> [Problem to work on]: Every line of the material is to be quoted verbatim, minus the pictures.

-- start Recorded data --

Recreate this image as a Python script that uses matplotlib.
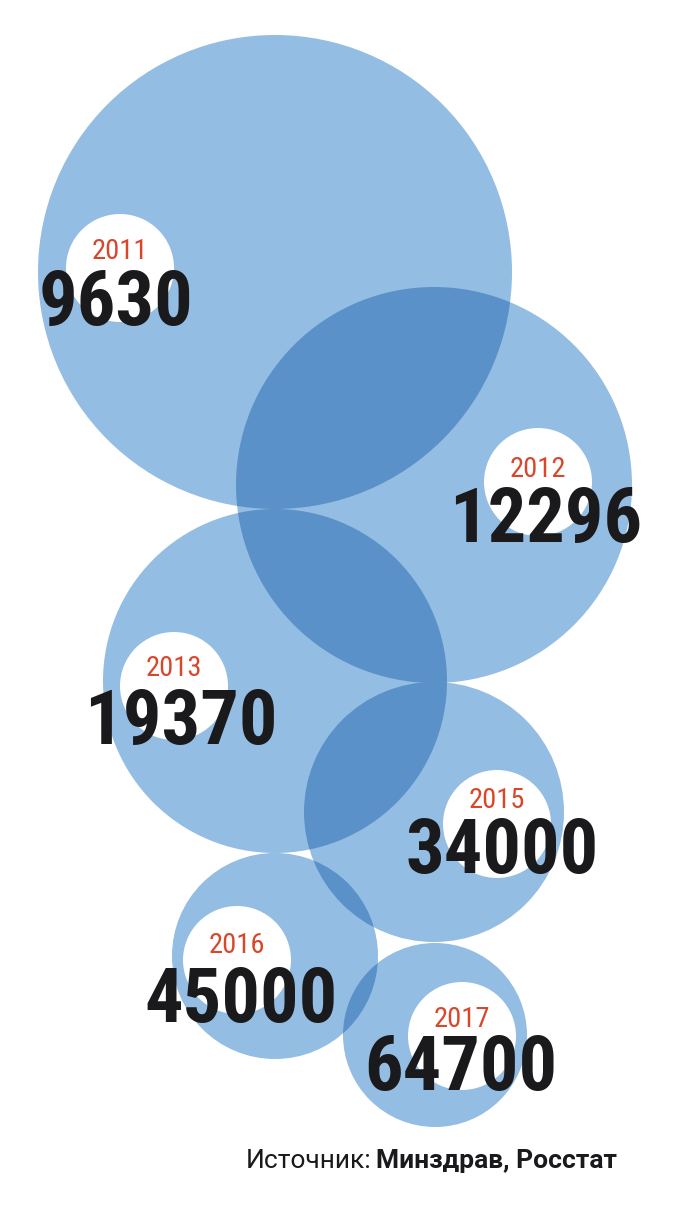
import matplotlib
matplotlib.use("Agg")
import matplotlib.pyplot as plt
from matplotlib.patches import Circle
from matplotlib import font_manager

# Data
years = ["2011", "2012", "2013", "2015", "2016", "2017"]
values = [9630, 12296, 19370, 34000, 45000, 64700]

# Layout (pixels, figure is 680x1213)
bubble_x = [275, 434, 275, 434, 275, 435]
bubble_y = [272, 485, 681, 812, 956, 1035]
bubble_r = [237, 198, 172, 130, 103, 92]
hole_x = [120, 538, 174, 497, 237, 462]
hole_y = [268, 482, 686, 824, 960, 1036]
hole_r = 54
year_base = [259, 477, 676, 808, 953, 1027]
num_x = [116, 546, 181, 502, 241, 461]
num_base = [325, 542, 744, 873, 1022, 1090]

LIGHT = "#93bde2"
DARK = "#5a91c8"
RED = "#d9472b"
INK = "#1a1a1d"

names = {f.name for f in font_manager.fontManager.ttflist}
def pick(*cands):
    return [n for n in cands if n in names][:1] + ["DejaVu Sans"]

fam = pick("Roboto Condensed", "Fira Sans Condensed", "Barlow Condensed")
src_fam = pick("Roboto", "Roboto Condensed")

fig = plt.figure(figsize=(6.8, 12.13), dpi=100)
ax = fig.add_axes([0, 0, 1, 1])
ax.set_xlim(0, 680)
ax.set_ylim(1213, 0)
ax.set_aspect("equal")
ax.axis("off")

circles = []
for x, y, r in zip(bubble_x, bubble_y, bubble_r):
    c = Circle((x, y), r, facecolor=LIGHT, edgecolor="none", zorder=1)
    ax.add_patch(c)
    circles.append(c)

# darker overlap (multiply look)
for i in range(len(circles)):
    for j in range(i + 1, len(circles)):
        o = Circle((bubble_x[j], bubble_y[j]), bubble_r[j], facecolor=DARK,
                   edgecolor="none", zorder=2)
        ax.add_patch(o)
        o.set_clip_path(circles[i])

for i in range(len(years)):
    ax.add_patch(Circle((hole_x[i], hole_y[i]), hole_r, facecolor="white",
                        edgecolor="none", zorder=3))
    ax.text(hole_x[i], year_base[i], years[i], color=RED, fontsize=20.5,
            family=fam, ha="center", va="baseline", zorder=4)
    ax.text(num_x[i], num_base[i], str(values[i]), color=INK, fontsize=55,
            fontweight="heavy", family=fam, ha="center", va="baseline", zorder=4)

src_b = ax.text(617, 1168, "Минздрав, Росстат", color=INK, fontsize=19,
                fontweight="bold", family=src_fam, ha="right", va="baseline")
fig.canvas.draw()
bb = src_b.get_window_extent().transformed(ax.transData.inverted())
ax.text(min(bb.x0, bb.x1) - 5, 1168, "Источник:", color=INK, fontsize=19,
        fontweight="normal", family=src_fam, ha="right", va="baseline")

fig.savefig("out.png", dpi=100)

-- end Recorded data --

> [Exercise result]:
Recreate this image as a Python script that uses matplotlib.
import matplotlib
matplotlib.use("Agg")
import matplotlib.pyplot as plt
from matplotlib.patches import Circle
from matplotlib import font_manager

# Data
years = ["2011", "2012", "2013", "2015", "2016", "2017"]
values = [9630, 12296, 19370, 34000, 45000, 64700]

# Layout (pixels, figure is 680x1213)
bubble_x = [275, 434, 275, 434, 275, 435]
bubble_y = [272, 485, 681, 812, 956, 1035]
bubble_r = [237, 198, 172, 130, 103, 92]
hole_x = [120, 538, 174, 497, 237, 462]
hole_y = [268, 482, 686, 824, 960, 1036]
hole_r = 54
year_base = [259, 477, 676, 808, 953, 1027]
num_x = [116, 546, 181, 502, 241, 461]
num_base = [325, 542, 744, 873, 1022, 1090]

LIGHT = "#93bde2"
DARK = "#5a91c8"
RED = "#d9472b"
INK = "#1a1a1d"

names = {f.name for f in font_manager.fontManager.ttflist}
def pick(*cands):
    return [n for n in cands if n in names][:1] + ["DejaVu Sans"]

fam = pick("Roboto Condensed", "Fira Sans Condensed", "Barlow Condensed")
src_fam = pick("Roboto", "Roboto Condensed")

fig = plt.figure(figsize=(6.8, 12.13), dpi=100)
ax = fig.add_axes([0, 0, 1, 1])
ax.set_xlim(0, 680)
ax.set_ylim(1213, 0)
ax.set_aspect("equal")
ax.axis("off")

circles = []
for x, y, r in zip(bubble_x, bubble_y, bubble_r):
    c = Circle((x, y), r, facecolor=LIGHT, edgecolor="none", zorder=1)
    ax.add_patch(c)
    circles.append(c)

# darker overlap (multiply look)
for i in range(len(circles)):
    for j in range(i + 1, len(circles)):
        o = Circle((bubble_x[j], bubble_y[j]), bubble_r[j], facecolor=DARK,
                   edgecolor="none", zorder=2)
        ax.add_patch(o)
        o.set_clip_path(circles[i])

for i in range(len(years)):
    ax.add_patch(Circle((hole_x[i], hole_y[i]), hole_r, facecolor="white",
                        edgecolor="none", zorder=3))
    ax.text(hole_x[i], year_base[i], years[i], color=RED, fontsize=20.5,
            family=fam, ha="center", va="baseline", zorder=4)
    ax.text(num_x[i], num_base[i], str(values[i]), color=INK, fontsize=55,
            fontweight="heavy", family=fam, ha="center", va="baseline", zorder=4)

src_b = ax.text(617, 1168, "Минздрав, Росстат", color=INK, fontsize=19,
                fontweight="bold", family=src_fam, ha="right", va="baseline")
fig.canvas.draw()
bb = src_b.get_window_extent().transformed(ax.transData.inverted())
ax.text(min(bb.x0, bb.x1) - 5, 1168, "Источник:", color=INK, fontsize=19,
        fontweight="normal", family=src_fam, ha="right", va="baseline")

fig.savefig("out.png", dpi=100)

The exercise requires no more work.